What to produce:
Reproduce the listing exactly and skip over any pictures.

Supplied information:

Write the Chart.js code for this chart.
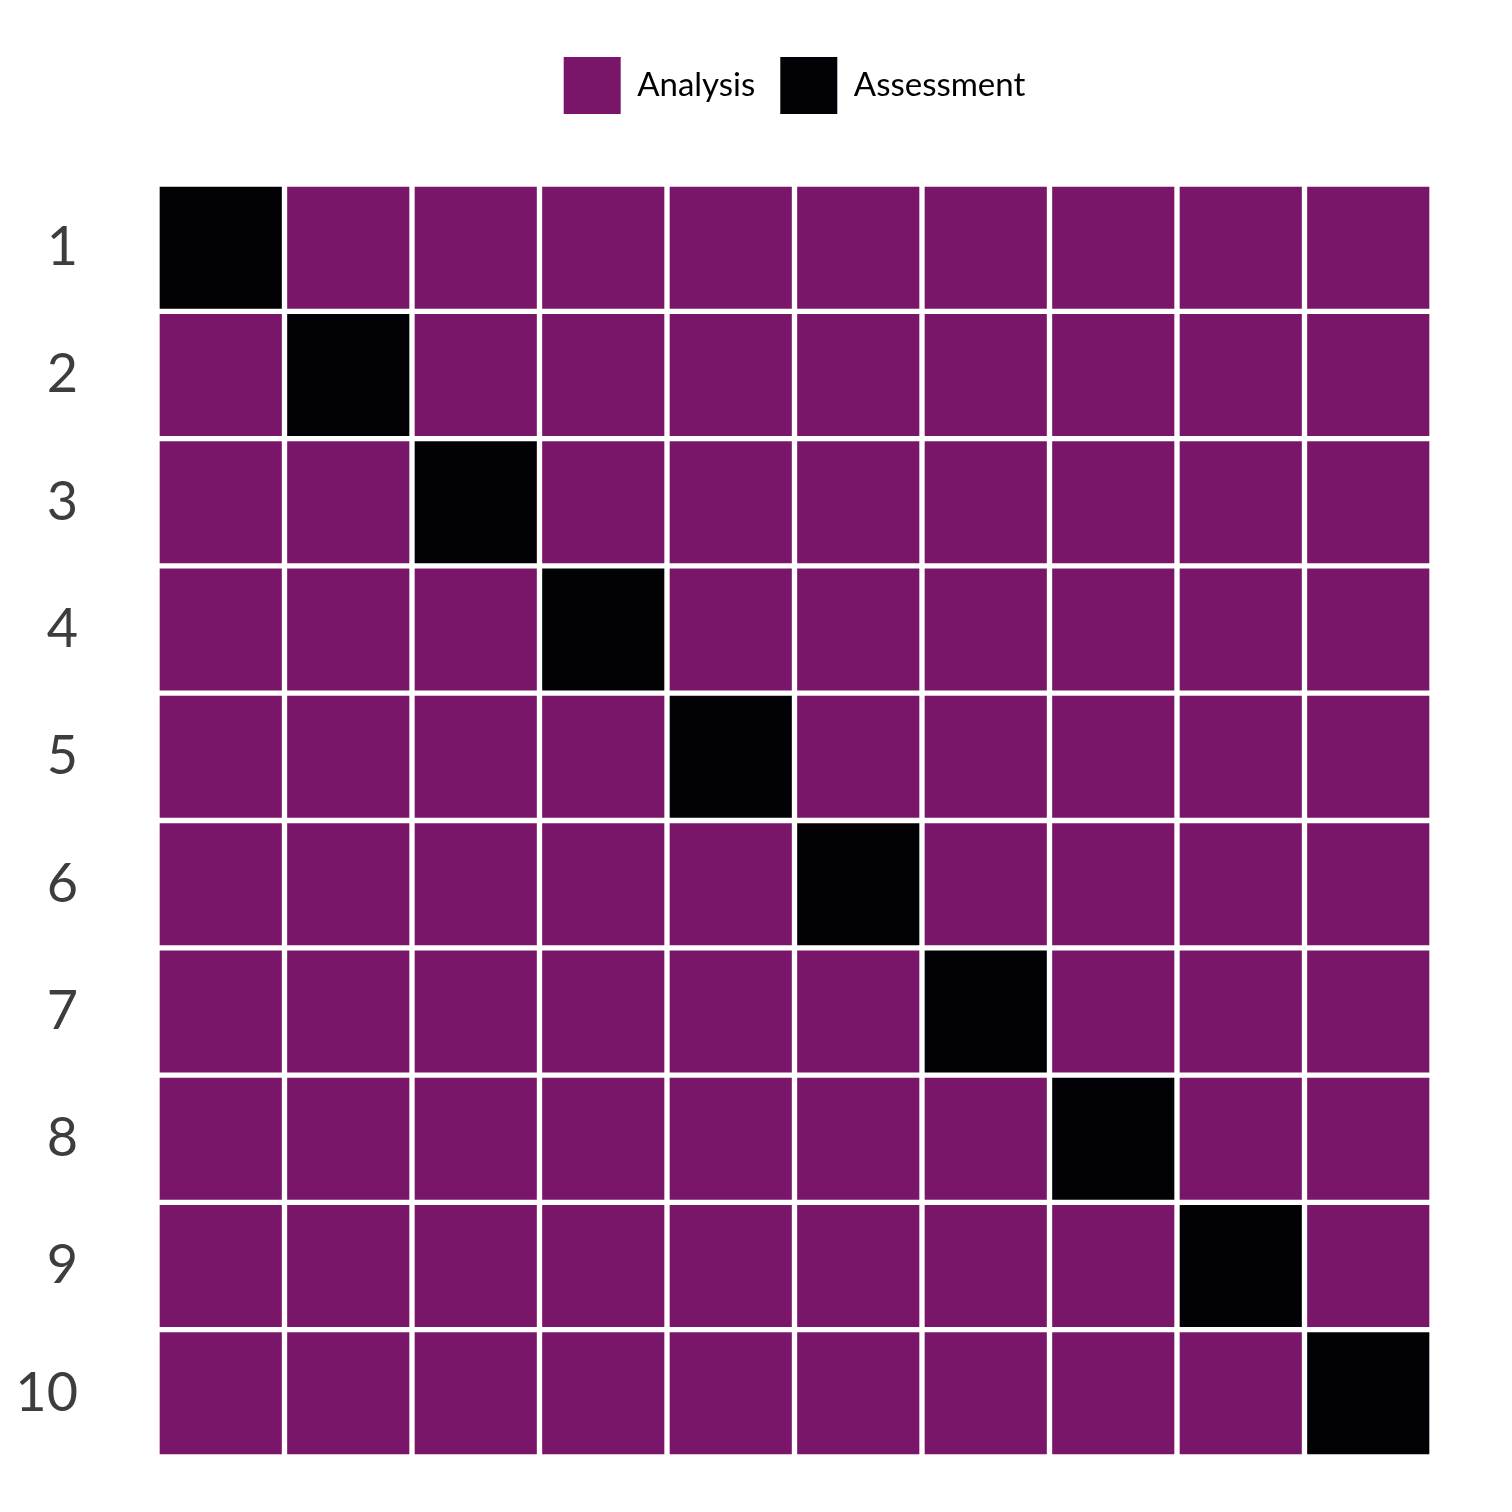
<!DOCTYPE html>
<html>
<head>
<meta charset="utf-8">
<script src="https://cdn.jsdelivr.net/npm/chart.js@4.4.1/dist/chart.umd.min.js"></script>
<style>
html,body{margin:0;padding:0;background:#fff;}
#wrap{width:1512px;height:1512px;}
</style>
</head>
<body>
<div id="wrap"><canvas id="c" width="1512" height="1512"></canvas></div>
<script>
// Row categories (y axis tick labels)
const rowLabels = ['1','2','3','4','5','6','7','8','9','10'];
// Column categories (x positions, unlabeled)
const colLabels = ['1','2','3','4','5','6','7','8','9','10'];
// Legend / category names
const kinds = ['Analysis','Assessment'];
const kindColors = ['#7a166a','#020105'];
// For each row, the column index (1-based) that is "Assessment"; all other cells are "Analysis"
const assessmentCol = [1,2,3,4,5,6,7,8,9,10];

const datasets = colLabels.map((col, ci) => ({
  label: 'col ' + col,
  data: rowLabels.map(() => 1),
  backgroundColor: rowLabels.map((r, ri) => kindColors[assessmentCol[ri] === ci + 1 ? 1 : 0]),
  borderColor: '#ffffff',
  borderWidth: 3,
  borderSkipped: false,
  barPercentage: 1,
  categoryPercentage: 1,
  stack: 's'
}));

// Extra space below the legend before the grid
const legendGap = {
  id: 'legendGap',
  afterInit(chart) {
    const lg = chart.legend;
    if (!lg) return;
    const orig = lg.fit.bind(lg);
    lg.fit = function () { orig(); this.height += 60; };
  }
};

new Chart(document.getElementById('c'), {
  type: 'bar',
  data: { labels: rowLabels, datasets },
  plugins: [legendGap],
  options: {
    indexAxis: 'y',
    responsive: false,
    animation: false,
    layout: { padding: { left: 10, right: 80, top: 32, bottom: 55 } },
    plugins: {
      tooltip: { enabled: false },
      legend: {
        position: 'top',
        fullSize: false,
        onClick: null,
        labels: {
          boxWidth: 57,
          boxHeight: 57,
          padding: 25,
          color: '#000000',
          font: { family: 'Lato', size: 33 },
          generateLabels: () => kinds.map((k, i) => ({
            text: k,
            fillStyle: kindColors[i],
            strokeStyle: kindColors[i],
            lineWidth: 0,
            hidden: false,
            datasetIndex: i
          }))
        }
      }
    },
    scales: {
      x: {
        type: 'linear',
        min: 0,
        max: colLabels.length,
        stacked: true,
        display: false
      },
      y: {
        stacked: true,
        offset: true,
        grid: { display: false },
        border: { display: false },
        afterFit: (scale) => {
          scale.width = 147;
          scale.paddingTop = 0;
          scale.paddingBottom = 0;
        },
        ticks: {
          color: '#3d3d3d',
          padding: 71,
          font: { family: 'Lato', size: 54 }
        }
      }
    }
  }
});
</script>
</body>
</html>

Solution to this problem:
Write the Chart.js code for this chart.
<!DOCTYPE html>
<html>
<head>
<meta charset="utf-8">
<script src="https://cdn.jsdelivr.net/npm/chart.js@4.4.1/dist/chart.umd.min.js"></script>
<style>
html,body{margin:0;padding:0;background:#fff;}
#wrap{width:1512px;height:1512px;}
</style>
</head>
<body>
<div id="wrap"><canvas id="c" width="1512" height="1512"></canvas></div>
<script>
// Row categories (y axis tick labels)
const rowLabels = ['1','2','3','4','5','6','7','8','9','10'];
// Column categories (x positions, unlabeled)
const colLabels = ['1','2','3','4','5','6','7','8','9','10'];
// Legend / category names
const kinds = ['Analysis','Assessment'];
const kindColors = ['#7a166a','#020105'];
// For each row, the column index (1-based) that is "Assessment"; all other cells are "Analysis"
const assessmentCol = [1,2,3,4,5,6,7,8,9,10];

const datasets = colLabels.map((col, ci) => ({
  label: 'col ' + col,
  data: rowLabels.map(() => 1),
  backgroundColor: rowLabels.map((r, ri) => kindColors[assessmentCol[ri] === ci + 1 ? 1 : 0]),
  borderColor: '#ffffff',
  borderWidth: 3,
  borderSkipped: false,
  barPercentage: 1,
  categoryPercentage: 1,
  stack: 's'
}));

// Extra space below the legend before the grid
const legendGap = {
  id: 'legendGap',
  afterInit(chart) {
    const lg = chart.legend;
    if (!lg) return;
    const orig = lg.fit.bind(lg);
    lg.fit = function () { orig(); this.height += 60; };
  }
};

new Chart(document.getElementById('c'), {
  type: 'bar',
  data: { labels: rowLabels, datasets },
  plugins: [legendGap],
  options: {
    indexAxis: 'y',
    responsive: false,
    animation: false,
    layout: { padding: { left: 10, right: 80, top: 32, bottom: 55 } },
    plugins: {
      tooltip: { enabled: false },
      legend: {
        position: 'top',
        fullSize: false,
        onClick: null,
        labels: {
          boxWidth: 57,
          boxHeight: 57,
          padding: 25,
          color: '#000000',
          font: { family: 'Lato', size: 33 },
          generateLabels: () => kinds.map((k, i) => ({
            text: k,
            fillStyle: kindColors[i],
            strokeStyle: kindColors[i],
            lineWidth: 0,
            hidden: false,
            datasetIndex: i
          }))
        }
      }
    },
    scales: {
      x: {
        type: 'linear',
        min: 0,
        max: colLabels.length,
        stacked: true,
        display: false
      },
      y: {
        stacked: true,
        offset: true,
        grid: { display: false },
        border: { display: false },
        afterFit: (scale) => {
          scale.width = 147;
          scale.paddingTop = 0;
          scale.paddingBottom = 0;
        },
        ticks: {
          color: '#3d3d3d',
          padding: 71,
          font: { family: 'Lato', size: 54 }
        }
      }
    }
  }
});
</script>
</body>
</html>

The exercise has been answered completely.